Además, aquella situación nacional no era ajena a los primeros influjos de la conflagración europea; pues si ésta no tocaba materialmente las playas mexicanas ni era captada por el pueblo rural de México, no por ello dejaba de comprometer las condiciones internas del país, ya alteradas por la Primera y Segunda Guerra Civiles.

Era necesario considerar, para entender el por qué México continuaba en los campos de batalla, que la Guerra Europea había abierto las puertas a todas las manufacturas y ventas de armas ofensivas y defensivas, de manera que la lucha intestina nacional ya no dependía, como anteriormente, de los fabricantes de armamentos noramericanos, sino de la fabricación ultramarina, de manera que los enconos y rivalidades originados por naturaleza propia en los años de 1910 a 1914, recibían en el 1915, el estímulo del armamentismo europeo.

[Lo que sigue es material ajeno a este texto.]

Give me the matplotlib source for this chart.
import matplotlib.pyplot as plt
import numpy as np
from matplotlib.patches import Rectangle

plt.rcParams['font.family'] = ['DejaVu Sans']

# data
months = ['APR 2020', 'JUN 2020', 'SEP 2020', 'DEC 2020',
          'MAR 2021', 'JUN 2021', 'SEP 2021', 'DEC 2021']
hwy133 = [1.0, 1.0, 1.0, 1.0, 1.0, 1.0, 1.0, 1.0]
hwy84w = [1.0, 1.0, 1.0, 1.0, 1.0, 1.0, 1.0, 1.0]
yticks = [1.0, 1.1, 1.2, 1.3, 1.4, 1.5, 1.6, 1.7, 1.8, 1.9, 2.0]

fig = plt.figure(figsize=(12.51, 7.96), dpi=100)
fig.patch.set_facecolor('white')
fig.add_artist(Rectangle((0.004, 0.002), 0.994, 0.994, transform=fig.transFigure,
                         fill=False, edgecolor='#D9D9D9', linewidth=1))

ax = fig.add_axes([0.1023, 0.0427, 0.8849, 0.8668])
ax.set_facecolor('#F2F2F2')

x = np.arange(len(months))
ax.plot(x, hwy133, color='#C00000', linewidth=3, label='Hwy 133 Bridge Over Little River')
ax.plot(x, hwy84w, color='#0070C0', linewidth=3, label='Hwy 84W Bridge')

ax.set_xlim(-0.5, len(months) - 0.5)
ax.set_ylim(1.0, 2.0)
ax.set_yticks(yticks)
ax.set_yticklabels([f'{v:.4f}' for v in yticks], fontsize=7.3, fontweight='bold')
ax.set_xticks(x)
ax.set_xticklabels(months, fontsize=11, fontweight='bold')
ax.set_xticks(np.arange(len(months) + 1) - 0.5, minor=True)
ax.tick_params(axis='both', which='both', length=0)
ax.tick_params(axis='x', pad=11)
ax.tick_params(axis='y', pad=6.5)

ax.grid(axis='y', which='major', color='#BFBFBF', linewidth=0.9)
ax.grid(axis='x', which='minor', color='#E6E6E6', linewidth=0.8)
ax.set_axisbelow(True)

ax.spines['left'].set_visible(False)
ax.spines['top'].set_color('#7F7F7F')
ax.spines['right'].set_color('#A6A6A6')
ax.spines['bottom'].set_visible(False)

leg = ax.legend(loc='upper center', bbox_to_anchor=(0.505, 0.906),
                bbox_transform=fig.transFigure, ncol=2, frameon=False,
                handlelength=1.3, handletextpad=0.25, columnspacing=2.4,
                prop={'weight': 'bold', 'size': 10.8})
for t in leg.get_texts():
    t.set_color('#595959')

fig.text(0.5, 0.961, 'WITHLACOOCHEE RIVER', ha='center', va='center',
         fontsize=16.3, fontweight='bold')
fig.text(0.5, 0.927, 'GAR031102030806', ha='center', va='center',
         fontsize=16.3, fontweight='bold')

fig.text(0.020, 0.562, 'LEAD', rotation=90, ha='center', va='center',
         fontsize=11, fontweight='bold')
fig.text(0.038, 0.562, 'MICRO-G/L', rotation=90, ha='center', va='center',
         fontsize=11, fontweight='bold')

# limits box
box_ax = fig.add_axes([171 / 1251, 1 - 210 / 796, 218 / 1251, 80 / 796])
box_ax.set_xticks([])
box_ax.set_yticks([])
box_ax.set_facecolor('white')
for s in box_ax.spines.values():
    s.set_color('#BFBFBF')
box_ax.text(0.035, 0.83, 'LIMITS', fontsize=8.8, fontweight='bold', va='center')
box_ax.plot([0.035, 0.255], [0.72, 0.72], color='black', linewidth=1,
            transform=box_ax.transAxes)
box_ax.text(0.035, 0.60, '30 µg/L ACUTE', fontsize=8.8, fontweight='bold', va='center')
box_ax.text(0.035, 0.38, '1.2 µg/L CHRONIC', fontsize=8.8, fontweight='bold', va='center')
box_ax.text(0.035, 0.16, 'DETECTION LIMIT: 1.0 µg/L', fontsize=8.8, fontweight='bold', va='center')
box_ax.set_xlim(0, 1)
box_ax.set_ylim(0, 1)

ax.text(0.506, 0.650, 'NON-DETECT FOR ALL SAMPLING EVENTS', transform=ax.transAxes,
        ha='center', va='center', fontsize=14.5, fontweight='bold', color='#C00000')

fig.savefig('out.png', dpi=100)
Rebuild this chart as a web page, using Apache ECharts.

Así, la continuación de la guerra civil mexicana no era culpa única de los mexicanos, sino culpa también —y culpa muy principal- de quienes desde Europa, en afanes mercantiles, no tenían escrúpulos para seguir atizando la hoguera en México, comprobándose con esto, que la paz interna de los pueblos no puede ser específica virtud doméstica; porque sobre la virtud interna puede estar, como sucedió en el 1915 mexicano, el interés externo.

México, pues, a los albores de 1915, estaría obligado a resistir con heroismo sobre sus hombres, el desenfreno producido por la gran conflagración que desequilibraba a Europa y al mundo.